In thinking back again on that past romance with the uncle and the engagement ring question, and how badly it hurt when we broke up, I have so much gratitude that I am no longer with that man.  I was unhappy in that romance almost from day one, and yet I stayed with him rather than being alone.  And the irony is we met around holiday time.  And the even bigger irony is I thought I was contented on my own at the time we met.  I had even reached a place of empowerment and acceptance around being 38 years old and “still single.”  But just saying “still single” tells me I wasn’t really committed to acceptance at that time.  This man came along and something inside me – coming from the desperate part of me – allowed this relationship to come into my life and cause me a great deal of heartache for two plus years.

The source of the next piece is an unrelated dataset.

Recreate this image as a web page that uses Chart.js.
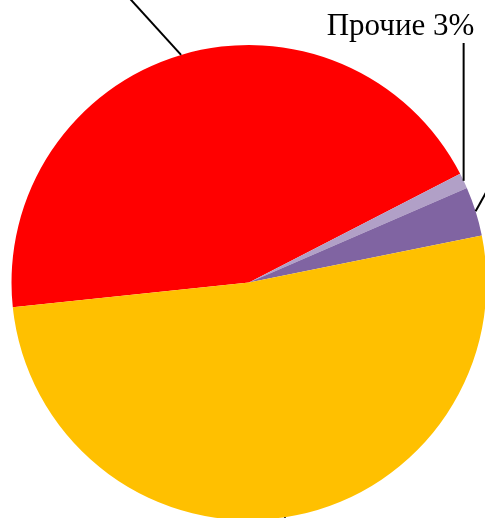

Some holiday years have been sad, others have been happy.  Some sad times have been with a romance in my life, some happy times have been on my own.  The truth is happiness comes from inside me and isn’t about being with someone romantically or not.  Today, I don’t say “still single” any more.  That calls up the old sad and desperate and lonely feelings.  Today I say instead remaining single, which means it’s about a choice.  Do I hope that a lasting romance will find me when the time is right for that to happen.  Definitely.  Do I worry about when?  Not at all.  From time to time I still wonder why not now, why not me.  And then I let it go.  I feel the feelings around that, I honor that process and I keep moving forward.  Thinking about what to do for next year’s holidays?  No way.  Too far ahead to plan and not at all necessary.